- _Problem requirements_: Take the listing from its first line through the line that contains "0.12, 0.10, 0.085];" and please retype those lines exactly, leaving out the pictures.

- _Given data_:
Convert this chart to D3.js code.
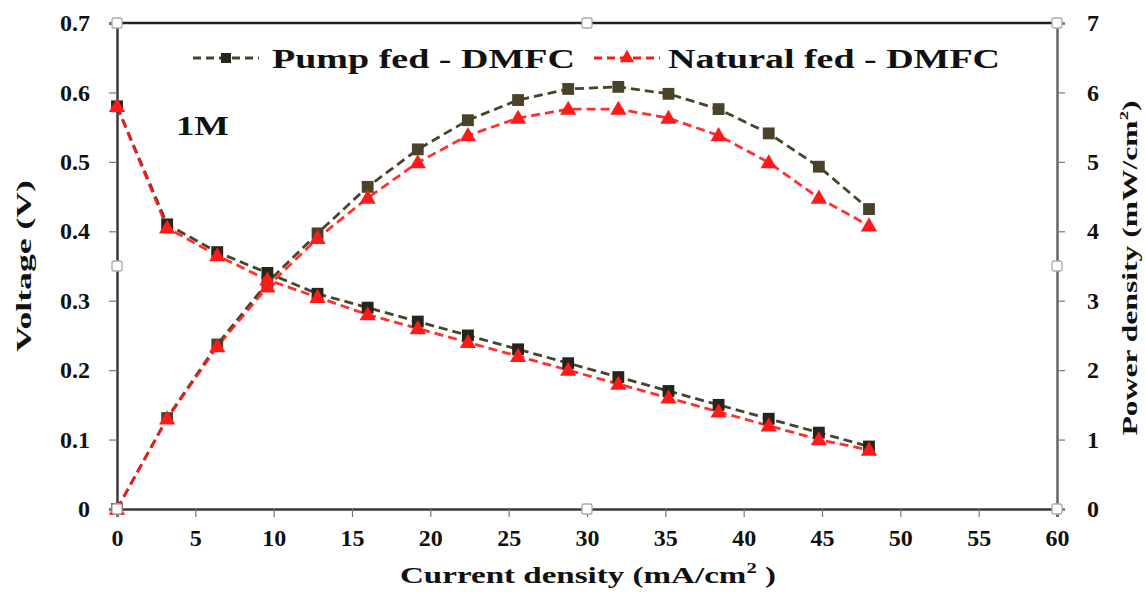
<!DOCTYPE html>
<html>
<head>
<meta charset="utf-8">
<script src="https://cdn.jsdelivr.net/npm/d3@7"></script>
<style>
  html, body { margin: 0; padding: 0; background: #fff; }
  svg { display: block; }
  svg text { font-family: 'Liberation Serif', 'DejaVu Serif', 'Times New Roman', Times, serif !important; font-weight: bold; }
</style>
</head>
<body>
<svg id="chart" width="1145" height="592"></svg>
<script>
// current density (mA/cm2)
const current = [0, 3.2, 6.4, 9.6, 12.8, 16, 19.2, 22.4, 25.6, 28.8, 32, 35.2, 38.4, 41.6, 44.8, 48];

// voltage (V)
const pumpVoltage    = [0.58, 0.41, 0.37, 0.34, 0.31, 0.29, 0.27, 0.25, 0.23, 0.21, 0.19, 0.17, 0.15, 0.13, 0.11, 0.09];
const naturalVoltage = [0.58, 0.405, 0.365, 0.33, 0.305, 0.28, 0.26, 0.24, 0.22, 0.20, 0.18, 0.16, 0.14, 0.12, 0.10, 0.085];

// power density (mW/cm2)
const pumpPower    = [0, 1.31, 2.37, 3.26, 3.97, 4.64, 5.18, 5.6, 5.89, 6.05, 6.08, 5.98, 5.76, 5.41, 4.93, 4.32];
const naturalPower = [0, 1.30, 2.34, 3.2, 3.9, 4.48, 4.99, 5.38, 5.63, 5.76, 5.76, 5.63, 5.38, 4.99, 4.48, 4.08];

const xTicks = [0, 5, 10, 15, 20, 25, 30, 35, 40, 45, 50, 55, 60];
const vTicks = [0, 0.1, 0.2, 0.3, 0.4, 0.5, 0.6, 0.7];
const pTicks = [0, 1, 2, 3, 4, 5, 6, 7];

const legendLabels = ["Pump fed - DMFC", "Natural fed - DMFC"];

const svg = d3.select("#chart");
const margin = { top: 23, right: 88, bottom: 83, left: 117 };
const W = 1145, H = 592;

const x = d3.scaleLinear().domain([0, 60]).range([margin.left, W - margin.right]);
const yV = d3.scaleLinear().domain([0, 0.7]).range([H - margin.bottom, margin.top]);
const yP = d3.scaleLinear().domain([0, 7]).range([H - margin.bottom, margin.top]);

const PUMP = "#4a4329", PUMP_DARK = "#26251c", NAT = "#ff1a1a";

// force a text to a given length
function fit(sel, len) {
  sel.attr("textLength", len).attr("lengthAdjust", "spacingAndGlyphs");
}

// axes
const gx = svg.append("g")
  .attr("transform", `translate(0,${H - margin.bottom})`)
  .call(d3.axisBottom(x).tickValues(xTicks).tickSize(8).tickPadding(12).tickFormat(d3.format("d")));
const gl = svg.append("g")
  .attr("transform", `translate(${margin.left},0)`)
  .call(d3.axisLeft(yV).tickValues(vTicks).tickSize(8).tickPadding(19).tickFormat(d => d === 0 ? "0" : d3.format(".1f")(d)));
const gr = svg.append("g")
  .attr("transform", `translate(${W - margin.right},0)`)
  .call(d3.axisRight(yP).tickValues(pTicks).tickSize(8).tickPadding(22).tickFormat(d3.format("d")));

[gx, gl, gr].forEach(g => {
  g.attr("font-family", null);
  g.select(".domain").attr("stroke", "#3a3a3a").attr("stroke-width", 2.5);
  g.selectAll(".tick line").attr("stroke", "#777").attr("stroke-width", 1.2);
  g.selectAll(".tick text")
    .attr("fill", "#111")
    .style("font-size", "24px");
});
gr.select(".domain").attr("stroke", "#666");

// top border of plot area
svg.append("line")
  .attr("x1", margin.left).attr("x2", W - margin.right)
  .attr("y1", margin.top).attr("y2", margin.top)
  .attr("stroke", "#222").attr("stroke-width", 2.5);

// series lines
const lineV = d3.line().x((d, i) => x(current[i])).y(d => yV(d));
const lineP = d3.line().x((d, i) => x(current[i])).y(d => yP(d));

const series = [
  { data: pumpVoltage, line: lineV, y: yV, color: PUMP, mark: "square", fill: PUMP_DARK },
  { data: pumpPower, line: lineP, y: yP, color: PUMP, mark: "square", fill: PUMP },
  { data: naturalVoltage, line: lineV, y: yV, color: NAT, mark: "triangle", fill: NAT },
  { data: naturalPower, line: lineP, y: yP, color: NAT, mark: "triangle", fill: NAT }
];

const sq = d3.symbol().type(d3.symbolSquare).size(140);
const tri = d3.symbol().type(d3.symbolTriangle).size(115);

series.forEach(s => {
  svg.append("path")
    .attr("d", s.line(s.data))
    .attr("fill", "none")
    .attr("stroke", s.color)
    .attr("stroke-width", 2.8)
    .attr("stroke-dasharray", "9,5")
    .attr("opacity", s.color === NAT ? 0.9 : 1);
});

series.forEach(s => {
  svg.append("g").selectAll("path")
    .data(s.data)
    .enter()
    .append("path")
    .attr("transform", (d, i) => `translate(${x(current[i])},${s.y(d) + (s.mark === "triangle" ? 1 : 0)})`)
    .attr("d", s.mark === "square" ? sq : tri)
    .attr("fill", s.fill);
});

// legend
const leg = svg.append("g").style("font-size", "28px");
const legendItems = [
  { x0: 193, tx: 272, len: 303, label: legendLabels[0], color: PUMP, mark: "square", fill: PUMP_DARK },
  { x0: 594, tx: 668, len: 332, label: legendLabels[1], color: NAT, mark: "triangle", fill: NAT }
];
legendItems.forEach(it => {
  leg.append("line")
    .attr("x1", it.x0).attr("x2", it.x0 + 66)
    .attr("y1", 58).attr("y2", 58)
    .attr("stroke", it.color).attr("stroke-width", 2.8)
    .attr("stroke-dasharray", "8,5");
  leg.append("path")
    .attr("transform", `translate(${it.x0 + 33},58)`)
    .attr("d", it.mark === "square" ? d3.symbol().type(d3.symbolSquare).size(100) : d3.symbol().type(d3.symbolTriangle).size(90))
    .attr("fill", it.fill);
  leg.append("text")
    .attr("x", it.tx).attr("y", 68)
    .attr("fill", "#111")
    .text(it.label)
    .call(fit, it.len);
});

// concentration label
svg.append("text")
  .attr("x", 176).attr("y", 135)
  .style("font-size", "28px")
  .attr("fill", "#111")
  .text("1M")
  .call(fit, 53);

// axis titles
svg.append("text")
  .attr("transform", `translate(31,${(margin.top + H - margin.bottom) / 2}) rotate(-90)`)
  .attr("text-anchor", "middle")
  .style("font-size", "22px")
  .attr("fill", "#111")
  .text("Voltage (V)")
  .call(fit, 172);

const rt = svg.append("text")
  .attr("transform", `translate(1137,268) rotate(-90)`)
  .attr("text-anchor", "middle")
  .style("font-size", "22px")
  .attr("fill", "#111");
rt.append("tspan").text("Power density  (mW/cm");
rt.append("tspan").attr("dy", -9).style("font-size", "13px").text("2");
rt.append("tspan").attr("dy", 9).text(")");
fit(rt, 335);

const bt = svg.append("text")
  .attr("x", 588).attr("y", 583)
  .attr("text-anchor", "middle")
  .style("font-size", "24px")
  .attr("fill", "#111");
bt.append("tspan").text("Current density (mA/cm");
bt.append("tspan").attr("dy", -10).style("font-size", "15px").text("2");
bt.append("tspan").attr("dy", 10).text(" )");
fit(bt, 376);

// selection handles of the chart frame
const xs = [margin.left, (margin.left + W - margin.right) / 2, W - margin.right];
const ys = [margin.top, (margin.top + H - margin.bottom) / 2, H - margin.bottom];
const handles = [];
xs.forEach((hx, i) => ys.forEach((hy, j) => { if (!(i === 1 && j === 1)) handles.push([hx, hy]); }));
svg.append("g").selectAll("rect")
  .data(handles)
  .enter()
  .append("rect")
  .attr("x", d => d[0] - 5).attr("y", d => d[1] - 5)
  .attr("width", 10).attr("height", 10)
  .attr("rx", 2)
  .attr("fill", "#fff")
  .attr("stroke", "#aaa")
  .attr("stroke-width", 1.3);
</script>
</body>
</html>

- _Completed exercise_:
Convert this chart to D3.js code.
<!DOCTYPE html>
<html>
<head>
<meta charset="utf-8">
<script src="https://cdn.jsdelivr.net/npm/d3@7"></script>
<style>
  html, body { margin: 0; padding: 0; background: #fff; }
  svg { display: block; }
  svg text { font-family: 'Liberation Serif', 'DejaVu Serif', 'Times New Roman', Times, serif !important; font-weight: bold; }
</style>
</head>
<body>
<svg id="chart" width="1145" height="592"></svg>
<script>
// current density (mA/cm2)
const current = [0, 3.2, 6.4, 9.6, 12.8, 16, 19.2, 22.4, 25.6, 28.8, 32, 35.2, 38.4, 41.6, 44.8, 48];

// voltage (V)
const pumpVoltage    = [0.58, 0.41, 0.37, 0.34, 0.31, 0.29, 0.27, 0.25, 0.23, 0.21, 0.19, 0.17, 0.15, 0.13, 0.11, 0.09];
const naturalVoltage = [0.58, 0.405, 0.365, 0.33, 0.305, 0.28, 0.26, 0.24, 0.22, 0.20, 0.18, 0.16, 0.14, 0.12, 0.10, 0.085];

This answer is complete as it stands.